Boris Mirkin

Using Hierarchical Ontologies for Interpretation of Activities and Texts
In this talk, to “interpret” the meaning of a cluster is to present it using concepts that have been selected for this goal. I divide all cluster interpretation approaches according to the relative granularities of concepts involved in clusters and those used for interpretation of clusters. The most popular interpretation device in ontologies, the concept of overrepresentation, applies in the cases when concepts in clusters are much more granular than those used for interpretation.
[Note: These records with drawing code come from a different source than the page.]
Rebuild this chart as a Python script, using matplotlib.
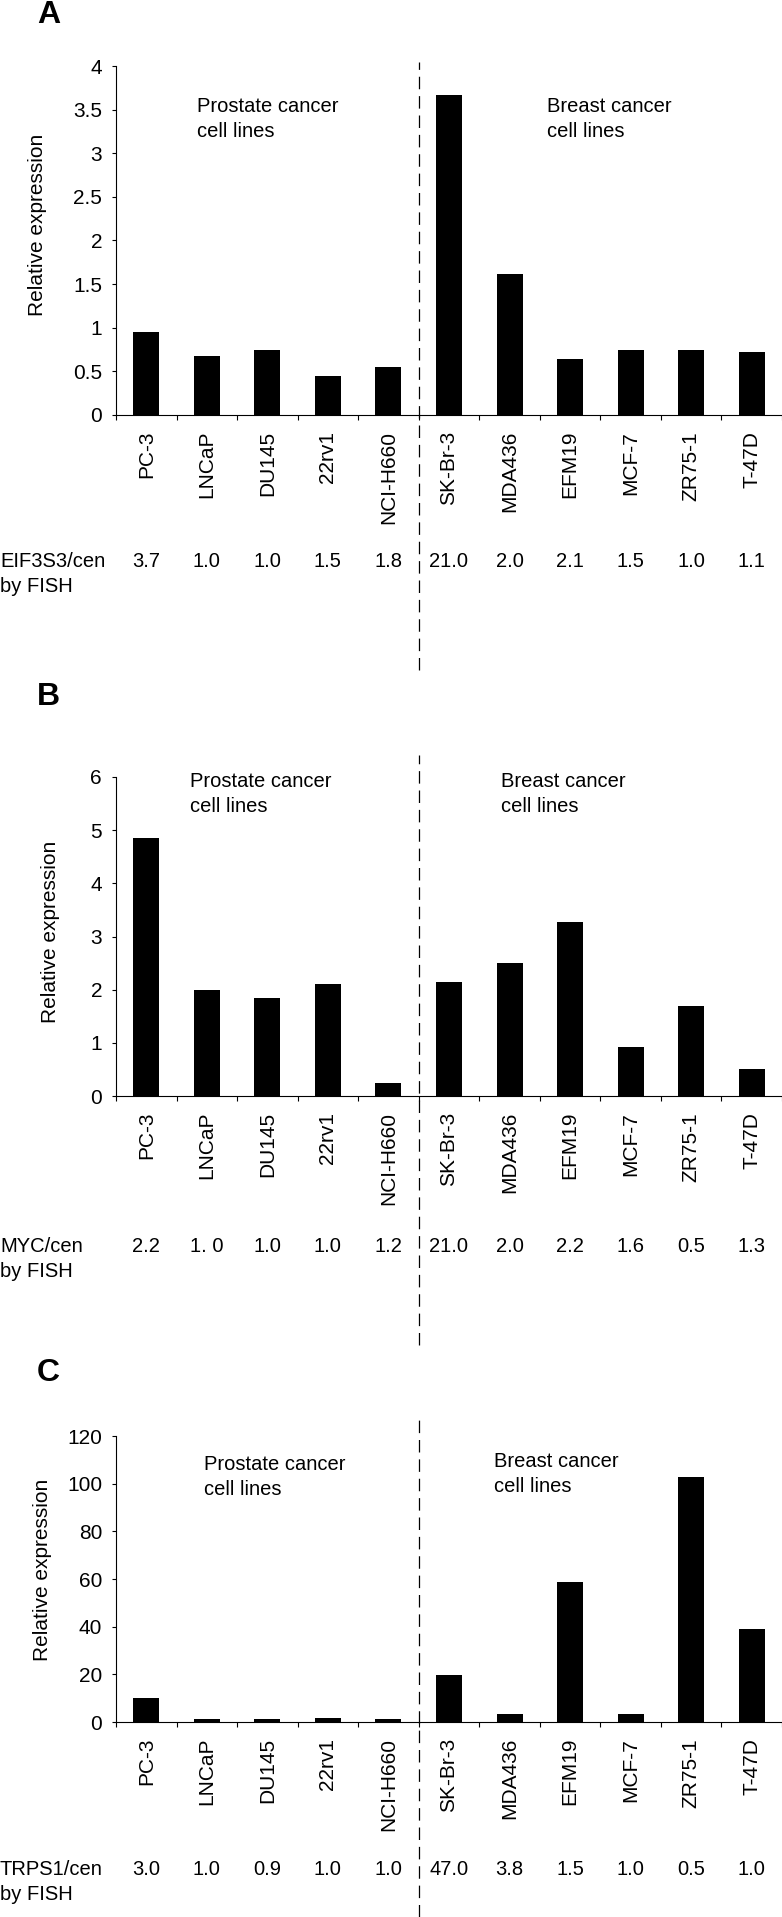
import matplotlib
matplotlib.use("Agg")
import matplotlib.pyplot as plt
import matplotlib.transforms as mtransforms
import numpy as np

# figure size in pixels
W, H = 782, 1917

plt.rcParams['font.family'] = ['Liberation Sans', 'DejaVu Sans']

cell_lines = ["PC-3", "LNCaP", "DU145", "22rv1", "NCI-H660",
              "SK-Br-3", "MDA436", "EFM19", "MCF-7", "ZR75-1", "T-47D"]

# relative expression
expr_eif3s3 = [0.95, 0.68, 0.75, 0.45, 0.55, 3.67, 1.62, 0.64, 0.74, 0.74, 0.72]
expr_myc = [4.86, 2.00, 1.84, 2.10, 0.25, 2.15, 2.51, 3.28, 0.93, 1.70, 0.51]
expr_trps1 = [10.0, 1.3, 1.2, 1.8, 1.3, 19.7, 3.3, 58.8, 3.3, 102.7, 39.1]

# gene/cen ratio by FISH (printed under each column)
fish_eif3s3 = ["3.7", "1.0", "1.0", "1.5", "1.8", "21.0", "2.0", "2.1", "1.5", "1.0", "1.1"]
fish_myc = ["2.2", "1. 0", "1.0", "1.0", "1.2", "21.0", "2.0", "2.2", "1.6", "0.5", "1.3"]
fish_trps1 = ["3.0", "1.0", "0.9", "1.0", "1.0", "47.0", "3.8", "1.5", "1.0", "0.5", "1.0"]

yticks_a = [0, 0.5, 1, 1.5, 2, 2.5, 3, 3.5, 4]
yticks_b = [0, 1, 2, 3, 4, 5, 6]
yticks_c = [0, 20, 40, 60, 80, 100, 120]


def fx(x):
    return x / W


def fy(y):
    return 1 - y / H


fig = plt.figure(figsize=(W / 100, H / 100), dpi=100)


def draw_panel(letter, letter_base, values, yticks, top_px, bot_px,
               dash_top, dash_bot, txt_left, txt_base, breast_left, breast_base,
               probe, fish, fish_base, ylab_pos):
    ax = fig.add_axes([fx(116), fy(bot_px), fx(782 - 116), (bot_px - top_px) / H])
    x = np.arange(len(values))
    ax.bar(x, values, width=0.43, color="black", edgecolor="none")
    ax.set_xlim(-0.5, len(values) - 0.5)
    ax.set_ylim(0, yticks[-1])
    ax.set_yticks(yticks)
    ax.set_yticklabels([("%g" % t) for t in yticks])
    ax.spines["top"].set_visible(False)
    ax.spines["right"].set_visible(False)
    ax.spines["left"].set_linewidth(0.8)
    ax.spines["bottom"].set_linewidth(0.8)
    ax.tick_params(axis="y", direction="out", length=3, width=0.8, pad=7, labelsize=15)
    # boundary ticks on x, labels at the bar centres
    ax.set_xticks(np.arange(-0.5, len(values)))
    ax.set_xticklabels([])
    ax.tick_params(axis="x", which="major", direction="out", length=3.6, width=0.8)
    ax.set_xticks(x, minor=True)
    ax.set_xticklabels(cell_lines, minor=True, rotation=90)
    ax.tick_params(axis="x", which="minor", length=0, pad=11.5, labelsize=15)

    # dashed separator running through the panel
    h = bot_px - top_px
    ax.axvline(4.5, ymin=(bot_px - dash_bot) / h, ymax=(bot_px - dash_top) / h,
               color="black", lw=0.9, dashes=(10, 5.5), clip_on=False)

    fig.text(fx(37), fy(letter_base), letter, fontsize=23, fontweight="bold",
             va="baseline", ha="left")
    fig.text(fx(ylab_pos[0]), fy(ylab_pos[1]), "Relative expression", rotation=90,
             fontsize=15, ha="center", va="center")
    fig.text(fx(txt_left), fy(txt_base), "Prostate cancer", fontsize=14.5, va="baseline")
    fig.text(fx(txt_left), fy(txt_base + 25), "cell lines", fontsize=14.5, va="baseline")
    fig.text(fx(breast_left), fy(breast_base), "Breast cancer", fontsize=14.5, va="baseline")
    fig.text(fx(breast_left), fy(breast_base + 25), "cell lines", fontsize=14.5, va="baseline")

    fig.text(0, fy(fish_base), probe, fontsize=14.5, va="baseline")
    fig.text(0, fy(fish_base + 25), "by FISH", fontsize=14.5, va="baseline")
    tr = mtransforms.blended_transform_factory(ax.transData, fig.transFigure)
    for i, s in enumerate(fish):
        ax.text(i, fy(fish_base), s, transform=tr, fontsize=14.5, ha="center",
                va="baseline")
    return ax


draw_panel("A", 23, expr_eif3s3, yticks_a, 66, 415, 62, 670,
           197, 112, 547, 112, "EIF3S3/cen", fish_eif3s3, 567, (38, 225))
draw_panel("B", 705, expr_myc, yticks_b, 777, 1096, 755, 1345,
           190, 787, 501, 787, "MYC/cen", fish_myc, 1252, (51, 932))
draw_panel("C", 1381, expr_trps1, yticks_c, 1436, 1722, 1418, 1917,
           204, 1470, 494, 1467, "TRPS1/cen", fish_trps1, 1875, (43, 1570))

fig.savefig("out.png", dpi=100)
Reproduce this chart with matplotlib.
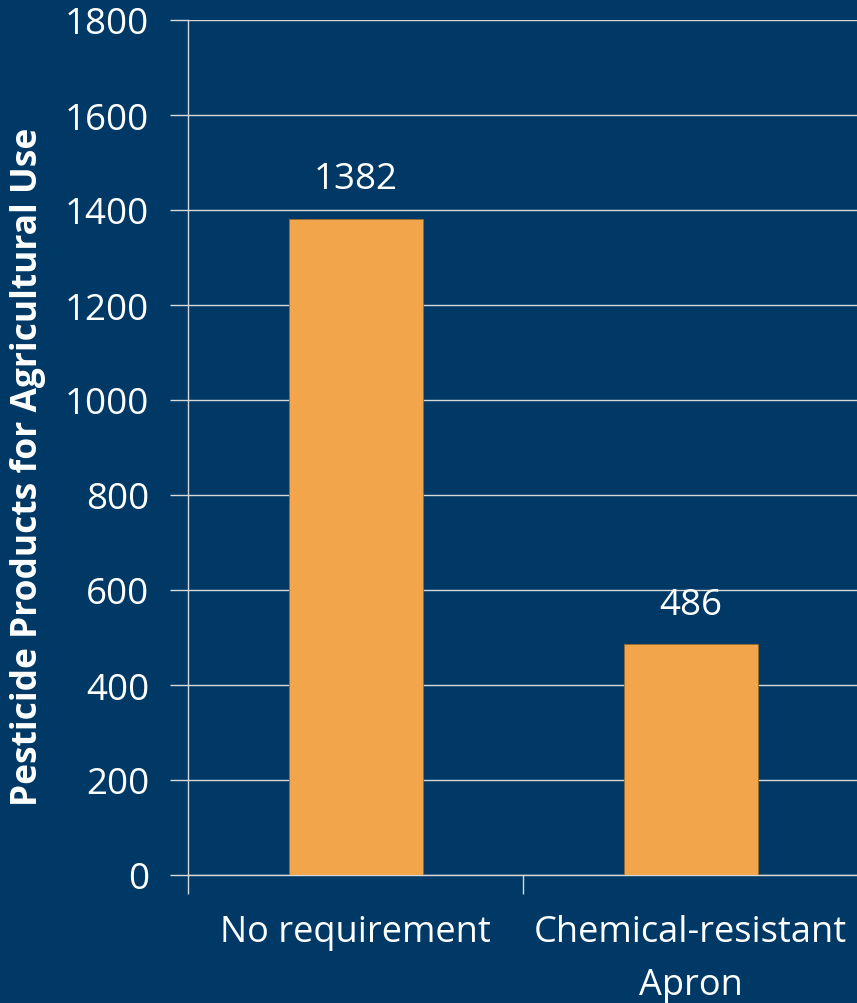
import matplotlib.pyplot as plt
import numpy as np

categories = ['No requirement', 'Chemical-resistant\nApron']
counts = [1382, 486]
yticks = [0, 200, 400, 600, 800, 1000, 1200, 1400, 1600, 1800]

bg = '#003966'
bar_color = '#F2A54A'
line_color = '#D9D9D9'

plt.rcParams['font.family'] = ['Open Sans', 'DejaVu Sans']

fig = plt.figure(figsize=(8.57, 10.04), dpi=100, facecolor=bg)
ax = fig.add_axes([188/857, 1 - 876/1004, 670/857, 855/1004])
ax.set_facecolor(bg)

x = np.arange(len(categories))
bars = ax.bar(x, counts, width=0.4, color=bar_color, edgecolor='#9a6a30',
              linewidth=0.6, zorder=3)

for rect, v in zip(bars, counts):
    ax.text(rect.get_x() + rect.get_width() / 2, v + 45, str(v),
            ha='center', va='bottom', color='white', fontsize=26.5)

ax.set_xlim(-0.5, 1.5)
ax.set_ylim(0, 1800)
ax.set_yticks(yticks)
ax.set_yticklabels([str(t) for t in yticks], color='white', fontsize=26.5)
ax.yaxis.grid(True, color=line_color, linewidth=1.0, zorder=0)
ax.tick_params(axis='y', length=13, color=line_color, width=1.0, pad=15)

# category boundary ticks on x
ax.set_xticks([-0.5, 0.5, 1.5], minor=False)
ax.set_xticklabels([])
ax.set_xticks(x, minor=True)
ax.set_xticklabels(categories, minor=True, color='white', fontsize=26,
                   linespacing=1.65)
ax.tick_params(axis='x', which='major', length=14, color=line_color, width=1.0)
ax.tick_params(axis='x', which='minor', length=0, pad=28)

for side in ['top', 'right']:
    ax.spines[side].set_visible(False)
for side in ['left', 'bottom']:
    ax.spines[side].set_color(line_color)
    ax.spines[side].set_linewidth(1.0)

# y label placed by hand so it stays inside the figure
fig.text(28/857, 1 - 467/1004, 'Pesticide Products for Agricultural Use',
         color='white', fontsize=25.5, fontweight='bold', rotation=90,
         ha='center', va='center')

fig.savefig('out.png', dpi=100, facecolor=bg)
A cluster is overrepresented in a concept if the conditional frequency of the concept in the cluster is much greater of the concept frequency overall (e.g. Robinson 2011). I consider a different case, at which both clustered concepts and interpreting concepts belong to the same hierarchical ontology (taxonomy) such as the Classification of Computing Subjects developed by the ACM (ACM CCS 2012). Consider a taxonomy represented by a rooted tree whose nodes are annotated by concepts according to the relation captured by the tree. Let a fuzzy or crisp set of its leaves L represent an externally found cluster which is to be interpreted in T. An interpretation of L is represented by a set of T nodes some of which cover elements of L (‘head subjects’ and ‘offshoots’), whereas the others do not overlap L (‘gaps’). The goal is to find a cheapest interpretation with respect to a penalty function summarizing all the penalties associated with its elements weighted by the L fuzzy membership values extended to the entire T. We develop a recursive algorithm for globally minimizing the penalty function (Mirkin, Fenner, Nascimento, 2010, 2011) and apply it at several settings. I will briefly describe applications to the analysis of working of CS research organizations, annotation of papers in ACM journals, and analysis of city dwellers’ complaints.